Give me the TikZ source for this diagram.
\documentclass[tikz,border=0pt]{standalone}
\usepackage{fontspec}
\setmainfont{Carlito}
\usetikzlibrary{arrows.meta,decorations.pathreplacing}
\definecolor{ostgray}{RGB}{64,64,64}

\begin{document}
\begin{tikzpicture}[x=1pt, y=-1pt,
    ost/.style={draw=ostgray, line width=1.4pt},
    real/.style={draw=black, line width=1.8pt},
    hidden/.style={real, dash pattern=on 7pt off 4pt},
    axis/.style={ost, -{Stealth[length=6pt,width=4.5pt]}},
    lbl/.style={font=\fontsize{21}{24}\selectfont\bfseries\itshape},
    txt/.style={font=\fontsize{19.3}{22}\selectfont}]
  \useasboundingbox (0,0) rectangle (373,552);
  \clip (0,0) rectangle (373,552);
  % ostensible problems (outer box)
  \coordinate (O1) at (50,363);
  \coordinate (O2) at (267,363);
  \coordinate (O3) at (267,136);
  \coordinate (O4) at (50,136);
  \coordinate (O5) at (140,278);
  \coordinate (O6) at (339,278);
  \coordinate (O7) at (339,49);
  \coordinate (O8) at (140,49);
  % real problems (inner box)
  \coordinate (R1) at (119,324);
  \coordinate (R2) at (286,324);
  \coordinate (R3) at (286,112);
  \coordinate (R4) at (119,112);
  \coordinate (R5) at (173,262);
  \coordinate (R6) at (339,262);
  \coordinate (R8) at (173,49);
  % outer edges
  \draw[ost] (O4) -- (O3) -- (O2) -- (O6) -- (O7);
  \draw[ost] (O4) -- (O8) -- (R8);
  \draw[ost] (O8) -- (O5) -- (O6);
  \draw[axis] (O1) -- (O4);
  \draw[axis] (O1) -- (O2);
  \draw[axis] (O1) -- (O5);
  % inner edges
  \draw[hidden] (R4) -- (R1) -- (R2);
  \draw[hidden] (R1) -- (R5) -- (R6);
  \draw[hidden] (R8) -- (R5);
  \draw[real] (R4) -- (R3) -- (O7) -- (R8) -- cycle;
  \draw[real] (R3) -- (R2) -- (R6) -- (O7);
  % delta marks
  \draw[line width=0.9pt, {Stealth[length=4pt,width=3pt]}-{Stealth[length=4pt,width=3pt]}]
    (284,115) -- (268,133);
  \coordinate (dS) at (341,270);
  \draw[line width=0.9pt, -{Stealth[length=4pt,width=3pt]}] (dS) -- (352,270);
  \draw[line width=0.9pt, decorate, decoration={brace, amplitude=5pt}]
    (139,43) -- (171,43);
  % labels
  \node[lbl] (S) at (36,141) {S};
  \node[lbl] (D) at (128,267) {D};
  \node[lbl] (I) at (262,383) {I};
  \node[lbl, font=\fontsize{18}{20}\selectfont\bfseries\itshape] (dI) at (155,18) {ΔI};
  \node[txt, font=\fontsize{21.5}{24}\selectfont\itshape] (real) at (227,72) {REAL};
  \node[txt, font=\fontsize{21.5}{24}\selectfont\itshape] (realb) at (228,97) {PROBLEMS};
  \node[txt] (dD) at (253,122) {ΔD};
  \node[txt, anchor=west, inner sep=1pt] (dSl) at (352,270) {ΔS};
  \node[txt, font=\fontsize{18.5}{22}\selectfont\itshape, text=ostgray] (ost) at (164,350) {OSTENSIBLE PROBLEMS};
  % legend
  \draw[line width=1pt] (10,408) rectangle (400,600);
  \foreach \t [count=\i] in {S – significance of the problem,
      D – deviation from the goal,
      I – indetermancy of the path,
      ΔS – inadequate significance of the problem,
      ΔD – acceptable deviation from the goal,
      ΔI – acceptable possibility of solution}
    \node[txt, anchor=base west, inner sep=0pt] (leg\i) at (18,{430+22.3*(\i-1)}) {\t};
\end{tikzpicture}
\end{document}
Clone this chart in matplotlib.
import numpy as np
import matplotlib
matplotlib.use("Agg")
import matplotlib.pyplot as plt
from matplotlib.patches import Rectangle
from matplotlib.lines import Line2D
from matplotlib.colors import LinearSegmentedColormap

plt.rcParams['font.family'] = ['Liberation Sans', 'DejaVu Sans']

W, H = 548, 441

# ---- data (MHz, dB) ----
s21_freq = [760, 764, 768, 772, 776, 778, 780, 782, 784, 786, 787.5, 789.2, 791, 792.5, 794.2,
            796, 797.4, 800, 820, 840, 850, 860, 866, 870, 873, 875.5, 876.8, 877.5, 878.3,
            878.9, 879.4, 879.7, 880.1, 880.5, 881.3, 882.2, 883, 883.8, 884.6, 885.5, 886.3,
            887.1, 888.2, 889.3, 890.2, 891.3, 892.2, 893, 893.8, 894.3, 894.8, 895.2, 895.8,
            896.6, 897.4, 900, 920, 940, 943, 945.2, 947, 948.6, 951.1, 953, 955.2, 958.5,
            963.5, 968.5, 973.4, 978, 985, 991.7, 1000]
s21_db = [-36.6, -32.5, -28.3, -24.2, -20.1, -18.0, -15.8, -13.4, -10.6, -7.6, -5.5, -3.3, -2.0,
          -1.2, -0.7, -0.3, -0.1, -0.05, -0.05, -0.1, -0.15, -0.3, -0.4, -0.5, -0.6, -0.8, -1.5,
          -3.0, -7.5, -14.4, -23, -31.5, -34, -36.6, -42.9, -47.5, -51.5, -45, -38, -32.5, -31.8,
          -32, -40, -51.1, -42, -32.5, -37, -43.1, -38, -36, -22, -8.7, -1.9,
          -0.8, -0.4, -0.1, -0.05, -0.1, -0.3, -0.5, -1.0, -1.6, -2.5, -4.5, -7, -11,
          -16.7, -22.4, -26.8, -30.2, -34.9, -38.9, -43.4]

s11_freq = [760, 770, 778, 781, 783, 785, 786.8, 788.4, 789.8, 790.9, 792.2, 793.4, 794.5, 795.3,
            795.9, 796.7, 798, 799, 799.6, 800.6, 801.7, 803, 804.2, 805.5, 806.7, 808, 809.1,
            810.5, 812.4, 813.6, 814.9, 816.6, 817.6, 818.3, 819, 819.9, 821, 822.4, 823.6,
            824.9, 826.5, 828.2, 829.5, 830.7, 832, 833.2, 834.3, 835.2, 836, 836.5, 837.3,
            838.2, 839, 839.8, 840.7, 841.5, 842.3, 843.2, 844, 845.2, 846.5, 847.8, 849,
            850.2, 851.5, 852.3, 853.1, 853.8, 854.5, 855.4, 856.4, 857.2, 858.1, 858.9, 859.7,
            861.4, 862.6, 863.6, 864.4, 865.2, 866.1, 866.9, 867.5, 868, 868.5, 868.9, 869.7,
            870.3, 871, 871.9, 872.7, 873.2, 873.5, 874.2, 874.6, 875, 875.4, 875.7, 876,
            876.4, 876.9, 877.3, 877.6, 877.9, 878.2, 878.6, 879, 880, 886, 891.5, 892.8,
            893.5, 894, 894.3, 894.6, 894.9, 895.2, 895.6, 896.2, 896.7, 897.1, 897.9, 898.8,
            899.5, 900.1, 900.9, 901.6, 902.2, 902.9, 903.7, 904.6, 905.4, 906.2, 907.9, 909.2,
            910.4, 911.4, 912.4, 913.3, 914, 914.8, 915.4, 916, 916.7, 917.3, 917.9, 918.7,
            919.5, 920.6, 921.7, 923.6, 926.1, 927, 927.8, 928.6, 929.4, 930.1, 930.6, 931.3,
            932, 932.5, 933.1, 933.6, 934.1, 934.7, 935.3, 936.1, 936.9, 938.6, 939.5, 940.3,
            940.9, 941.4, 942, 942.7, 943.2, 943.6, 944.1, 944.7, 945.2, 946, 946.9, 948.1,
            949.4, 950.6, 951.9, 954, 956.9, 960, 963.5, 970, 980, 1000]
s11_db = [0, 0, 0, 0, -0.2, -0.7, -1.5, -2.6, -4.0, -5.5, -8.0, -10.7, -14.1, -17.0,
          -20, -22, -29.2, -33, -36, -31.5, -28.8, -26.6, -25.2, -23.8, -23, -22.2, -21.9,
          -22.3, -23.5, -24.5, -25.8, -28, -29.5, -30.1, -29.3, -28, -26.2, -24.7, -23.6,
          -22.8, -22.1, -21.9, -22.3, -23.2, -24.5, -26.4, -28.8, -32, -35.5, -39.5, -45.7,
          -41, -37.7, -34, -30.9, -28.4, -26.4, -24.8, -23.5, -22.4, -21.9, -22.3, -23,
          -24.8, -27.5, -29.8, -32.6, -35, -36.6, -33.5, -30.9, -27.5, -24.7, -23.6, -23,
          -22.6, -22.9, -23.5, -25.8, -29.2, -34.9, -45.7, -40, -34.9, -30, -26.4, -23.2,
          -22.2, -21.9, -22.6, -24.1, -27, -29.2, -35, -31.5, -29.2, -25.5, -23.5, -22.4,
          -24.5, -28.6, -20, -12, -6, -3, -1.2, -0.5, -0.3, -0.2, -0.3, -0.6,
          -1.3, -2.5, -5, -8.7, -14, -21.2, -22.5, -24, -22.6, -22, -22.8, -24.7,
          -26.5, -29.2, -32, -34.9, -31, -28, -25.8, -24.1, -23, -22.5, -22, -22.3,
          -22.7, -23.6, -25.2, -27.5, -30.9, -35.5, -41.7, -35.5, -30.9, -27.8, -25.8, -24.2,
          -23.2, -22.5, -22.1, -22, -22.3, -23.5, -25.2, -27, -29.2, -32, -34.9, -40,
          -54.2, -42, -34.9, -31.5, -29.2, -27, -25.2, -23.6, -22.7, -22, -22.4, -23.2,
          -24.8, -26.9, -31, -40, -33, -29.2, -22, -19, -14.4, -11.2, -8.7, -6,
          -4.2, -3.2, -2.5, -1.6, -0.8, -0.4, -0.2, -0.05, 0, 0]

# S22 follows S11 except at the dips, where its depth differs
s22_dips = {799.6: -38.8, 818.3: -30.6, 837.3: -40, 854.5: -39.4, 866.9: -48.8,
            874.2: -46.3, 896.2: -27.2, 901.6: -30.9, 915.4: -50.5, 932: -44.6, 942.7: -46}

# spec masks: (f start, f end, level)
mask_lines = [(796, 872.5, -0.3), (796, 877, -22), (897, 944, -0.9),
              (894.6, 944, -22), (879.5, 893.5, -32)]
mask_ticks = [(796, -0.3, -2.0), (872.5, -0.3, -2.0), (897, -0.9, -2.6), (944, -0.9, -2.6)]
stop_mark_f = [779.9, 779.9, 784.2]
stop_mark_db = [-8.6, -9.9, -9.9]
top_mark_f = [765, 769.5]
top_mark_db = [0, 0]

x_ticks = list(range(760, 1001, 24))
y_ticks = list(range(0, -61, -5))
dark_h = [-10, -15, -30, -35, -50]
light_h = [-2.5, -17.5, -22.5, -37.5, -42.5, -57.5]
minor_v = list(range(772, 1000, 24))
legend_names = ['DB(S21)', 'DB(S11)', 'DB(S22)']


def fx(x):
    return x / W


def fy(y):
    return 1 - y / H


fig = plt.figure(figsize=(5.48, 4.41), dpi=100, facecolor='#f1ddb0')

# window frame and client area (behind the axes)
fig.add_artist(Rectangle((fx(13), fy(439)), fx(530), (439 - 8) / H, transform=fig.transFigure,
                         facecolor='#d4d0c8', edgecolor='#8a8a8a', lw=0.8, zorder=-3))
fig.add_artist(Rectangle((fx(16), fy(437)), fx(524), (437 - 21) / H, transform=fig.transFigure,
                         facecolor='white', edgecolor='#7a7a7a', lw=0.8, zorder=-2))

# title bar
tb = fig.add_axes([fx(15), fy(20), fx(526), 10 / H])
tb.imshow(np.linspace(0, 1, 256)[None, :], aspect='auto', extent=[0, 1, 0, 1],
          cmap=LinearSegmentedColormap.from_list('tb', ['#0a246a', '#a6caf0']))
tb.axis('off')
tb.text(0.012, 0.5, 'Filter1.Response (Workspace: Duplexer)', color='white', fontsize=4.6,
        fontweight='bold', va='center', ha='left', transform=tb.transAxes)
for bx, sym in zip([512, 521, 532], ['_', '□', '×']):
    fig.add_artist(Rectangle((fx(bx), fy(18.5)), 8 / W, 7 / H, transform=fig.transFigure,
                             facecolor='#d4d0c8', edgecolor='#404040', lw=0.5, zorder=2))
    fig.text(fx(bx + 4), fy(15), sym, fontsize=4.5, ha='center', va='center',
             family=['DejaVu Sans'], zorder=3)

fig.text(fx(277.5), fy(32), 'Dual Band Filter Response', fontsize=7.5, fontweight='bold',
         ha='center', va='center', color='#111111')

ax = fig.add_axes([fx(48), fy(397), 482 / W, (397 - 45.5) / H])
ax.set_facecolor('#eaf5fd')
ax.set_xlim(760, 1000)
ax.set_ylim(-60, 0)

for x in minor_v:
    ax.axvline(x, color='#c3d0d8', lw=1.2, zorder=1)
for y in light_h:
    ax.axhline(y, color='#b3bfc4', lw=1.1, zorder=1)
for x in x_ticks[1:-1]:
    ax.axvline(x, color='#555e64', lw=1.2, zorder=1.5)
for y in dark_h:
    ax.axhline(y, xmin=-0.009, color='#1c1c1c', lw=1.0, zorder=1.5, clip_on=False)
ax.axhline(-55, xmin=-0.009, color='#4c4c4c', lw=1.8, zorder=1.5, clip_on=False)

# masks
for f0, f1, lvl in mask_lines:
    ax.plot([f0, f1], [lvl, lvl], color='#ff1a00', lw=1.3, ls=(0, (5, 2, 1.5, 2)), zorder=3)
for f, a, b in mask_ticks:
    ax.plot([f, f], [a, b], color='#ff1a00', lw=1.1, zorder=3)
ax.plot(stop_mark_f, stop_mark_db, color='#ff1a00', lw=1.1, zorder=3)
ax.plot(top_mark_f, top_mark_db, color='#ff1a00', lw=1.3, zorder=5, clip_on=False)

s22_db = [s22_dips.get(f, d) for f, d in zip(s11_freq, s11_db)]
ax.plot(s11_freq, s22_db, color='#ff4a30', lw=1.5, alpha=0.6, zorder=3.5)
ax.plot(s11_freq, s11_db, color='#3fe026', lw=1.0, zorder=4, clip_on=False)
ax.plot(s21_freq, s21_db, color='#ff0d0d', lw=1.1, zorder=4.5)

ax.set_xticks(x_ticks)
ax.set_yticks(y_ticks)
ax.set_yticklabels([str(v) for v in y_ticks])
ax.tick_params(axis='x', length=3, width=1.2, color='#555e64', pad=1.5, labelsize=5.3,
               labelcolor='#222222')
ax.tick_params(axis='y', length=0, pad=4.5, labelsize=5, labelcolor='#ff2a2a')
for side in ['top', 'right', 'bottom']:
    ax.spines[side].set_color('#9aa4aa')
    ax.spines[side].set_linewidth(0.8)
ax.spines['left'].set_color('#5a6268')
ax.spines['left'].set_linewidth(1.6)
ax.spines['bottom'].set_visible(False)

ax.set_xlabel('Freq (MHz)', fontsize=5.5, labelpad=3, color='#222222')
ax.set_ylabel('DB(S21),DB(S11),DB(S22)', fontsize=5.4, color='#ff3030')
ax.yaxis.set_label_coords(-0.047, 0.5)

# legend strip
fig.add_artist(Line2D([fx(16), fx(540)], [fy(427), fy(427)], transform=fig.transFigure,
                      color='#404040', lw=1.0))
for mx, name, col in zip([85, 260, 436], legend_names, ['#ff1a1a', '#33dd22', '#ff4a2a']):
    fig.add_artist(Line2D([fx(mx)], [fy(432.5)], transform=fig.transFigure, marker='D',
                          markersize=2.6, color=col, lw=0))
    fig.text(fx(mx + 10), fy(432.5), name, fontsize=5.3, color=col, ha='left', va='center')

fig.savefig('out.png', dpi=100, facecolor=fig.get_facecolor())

• • • • • • •

#### WHAT TO PRODUCE:
In the material above, find the lines that contain "this" and show them.

#### CORRECT OUTPUT:
Give me the TikZ source for this diagram.
Clone this chart in matplotlib.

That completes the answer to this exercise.